Zurück zur Hütte, Fehler erkannt, Fehler beseitigt, nur bleiben jetzt eigenartigerweise drei Ziffern aus meinen Aufzeichnungen übrig. Ein Gefühl, als wenn man etwas am Auto repariert hat und alles toll funktioniert, obwohl drei Schrauben übrig sind. Mmmmmmh? Ok, learning by doing, trial and error, oder einfach mal Mut zur Lücke. Hier muss es sein, mein GPS zeigt „Ankunft am Ziel“. Ich stehe so ca. 20 Meter vom Weg entfernt in einer Fichtenschonung. Die Bäume sind in exakten Reihen gepflanzt, sind alle gleich groß und der Boden ist absolut regelmäßig mit Fichtennadeln bedeckt. Ach Mann , kann es denn nicht mal einfacher sein? Am Boden ist nichts, wirklich, den hab ich mit meinen Augen gründlich abgescannt. Zeit für eine kleine Pause.
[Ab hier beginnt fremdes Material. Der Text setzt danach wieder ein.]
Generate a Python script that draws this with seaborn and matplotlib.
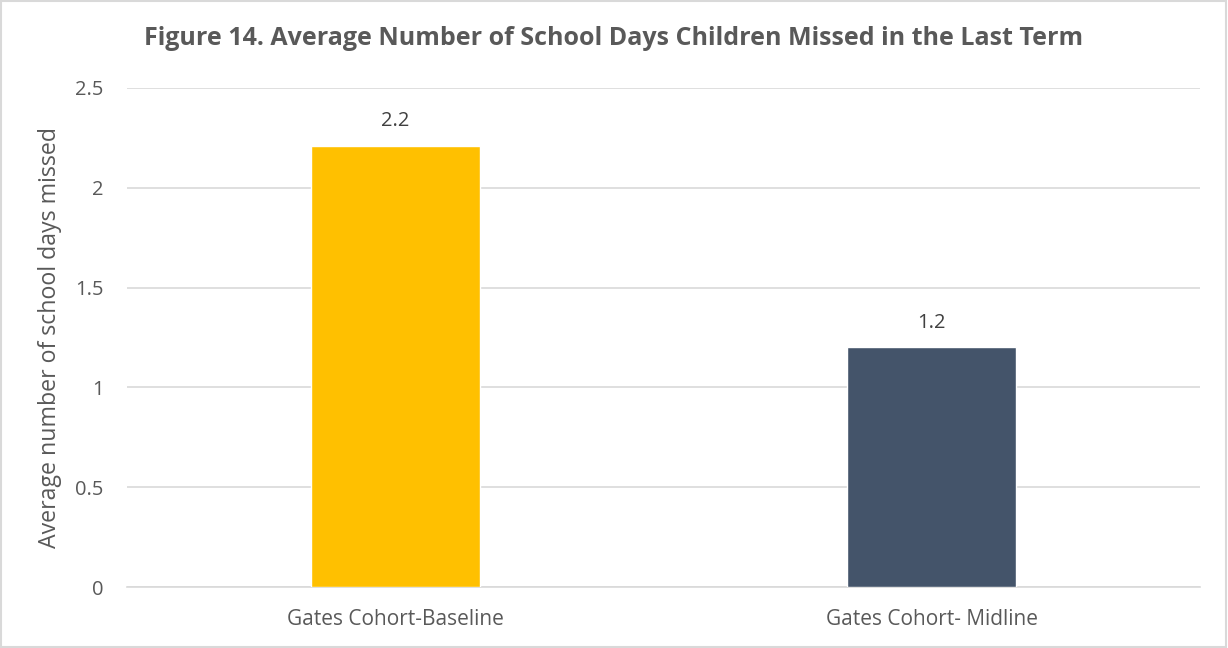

Das Wetter ist schön, der Wald duftet, der Boden läuft sich ganz weich, wie ein dicker Teppich. Die Sonne glitzert schrägt durch die Bäume, es ist ganz still hier. Kein Lärm von den Straßen, hier hört man nichts, nicht mal einen Vogel. Ich genieße diese Ruhe und setze mich auf den weichen Waldboden. Alles schön. Echt! Nur die Dose hätte ich jetzt trotzdem noch gerne. Mein Blick schweift umher, nicht direkt suchend, sondern den Wald bewundernd. Zeitlupe, Tempo raus. Irgendwie hatte ich es vorher schon eilig. Ich schaue mir die Bäume an, saftige Äste mit Nadeln, trockene, abgebrochene Zweige, helle Stellen mit Harz und ein Vogelhaus. Na, ich schau mal, ob da jemand wohnt.
Vielleicht ist es für Fledermäuse, für Krabbeltiere oder eine Borkenkäferfalle? Auf jeden Fall für ganz kleine Tierchen, denn es hat keinen Eingang. Na, dann setze ich mich wieder hin und gehe nochmal gedanklich alle Stationen durch. Alles logisch, allerdings erkennt man seine eigene Fehler selbst eher schlecht. Ich sehe mir noch einmal das Vogelhaus an. Komische Konstruktion. Etwas versteckt ist dort ein Vorhängeschloss angebracht. Ein Vorhänge-Zahlenschloss hab ich noch nie gesehen. Interessant!
Ok, einen Versuch ist es wert. Mit zittrigen Fingern drehe ich die Rädchen des Schlosses und zwar auf die drei Ziffern, die bei meiner Finalberechnung übrig geblieben waren. Irgendetwas stört die Ruhe hier plötzlich im Wald. Ein lautes „YES“ schallt von den Bäumen zurück. Ups, war ich das etwa? Sonst ist ja niemand hier! Hier loggen, im Net loggen, das geht nun wie von selbst. Ich setze profimäßig meinen Nicknamen unter meinen Eintrag. Dazu noch ein No Trade (NT) denn ich habe nichts getauscht und ein Thanks For The Cache (TFTC).